Data engineering is a crucial discipline within the field of data management that focuses on designing, building, and maintaining data pipelines and infrastructure to ensure efficient and reliable data processing. Let's explore the key aspects of data engineering, including data identification, connectors, building data pipelines/lakes, and implementation on various cloud services such as AWS, Azure, and GCP, as well as on-premises environments. We will also touch upon examples of tools, techniques, and cloud services commonly used in data engineering implementations.
- Data Identification: Data identification involves understanding the data requirements for a given use case or project. This includes identifying the data sources, formats, and structures that need to be collected and processed. It is crucial to have a clear understanding of the data schema, relationships, and quality requirements before proceeding with data engineering tasks.
- Connectors: Connectors facilitate the integration of various data sources and systems. They enable data engineers to extract data from diverse databases, file systems, APIs, and streaming platforms. Connectors can be specific to different technologies, such as databases (e.g., PostgreSQL, MongoDB), cloud services (e.g., Amazon S3, Google Cloud Storage), or third-party applications (e.g., Salesforce, Twitter).

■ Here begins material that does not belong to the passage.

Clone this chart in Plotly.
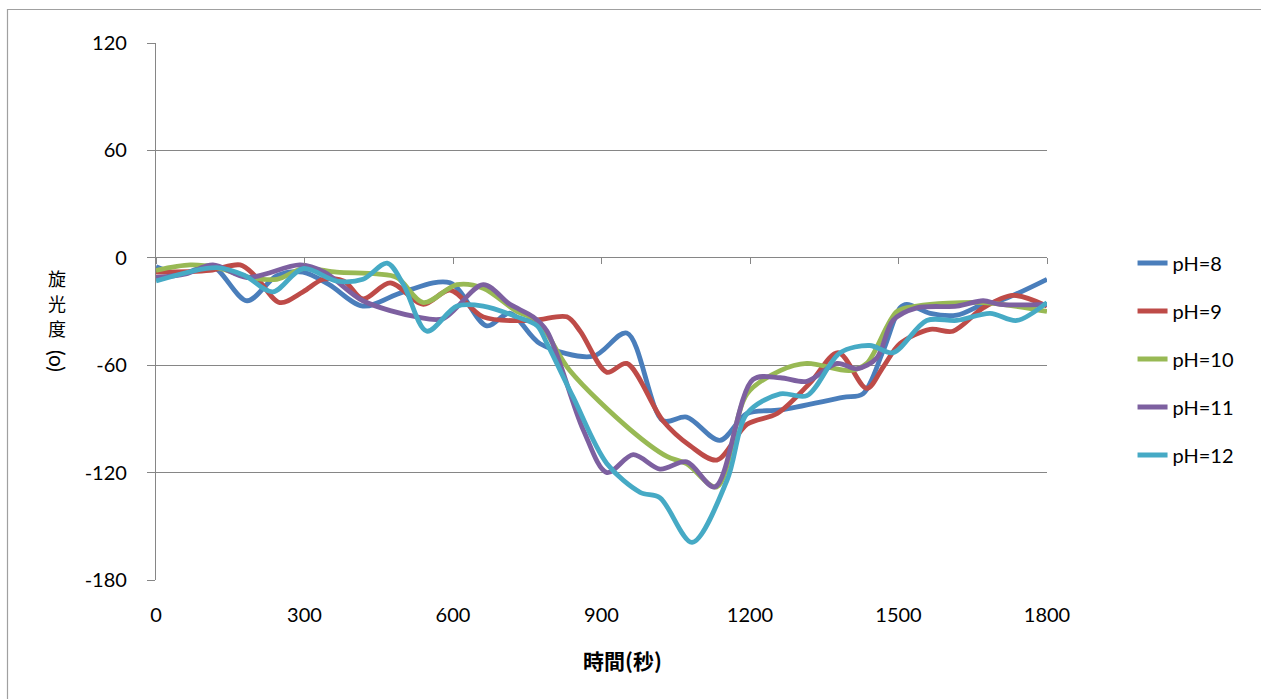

- Building Data Pipelines/Lakes: Data pipelines are responsible for extracting, transforming, and loading (ETL) data from source systems to a destination system or data warehouse. They involve processes such as data ingestion, data transformation (cleaning, filtering, aggregating), and data loading into a target storage or processing platform. Data lakes, on the other hand, are large repositories that store raw, unprocessed, and diverse data, enabling flexible data exploration and analysis.
- Cloud Services (AWS, Azure, GCP): Cloud service providers offer a range of data engineering services and tools that simplify the implementation and management of data engineering workflows. Here are some examples:
- AWS: Amazon S3 for scalable object storage, AWS Glue for serverless ETL, AWS Lambda for event-driven data processing, Amazon Redshift for data warehousing, Amazon Kinesis for real-time streaming data ingestion.
- Azure: Azure Blob Storage for cloud object storage, Azure Data Factory for data integration and orchestration, Azure Databricks for big data processing, Azure Synapse Analytics for data warehousing, Azure Event Hubs for streaming data ingestion.
- GCP: Google Cloud Storage for cloud object storage, Cloud Dataflow for batch and stream data processing, BigQuery for serverless data warehousing, Cloud Pub/Sub for real-time messaging and streaming, Cloud Composer for data workflow orchestration.
- On-Premises Implementation: For on-premises data engineering implementations, organizations can leverage open-source tools and technologies. Examples include Apache Hadoop for distributed storage and processing, Apache Spark for big data analytics, Apache Kafka for real-time data streaming, and tools like Apache Airflow for workflow orchestration.
Successful implementation of data engineering technologies requires a blend of technical expertise, domain knowledge, and collaboration among data engineers, data scientists, and other stakeholders. Organizations should carefully consider their specific requirements and constraints while selecting the appropriate tools, techniques, and cloud services for their data engineering needs.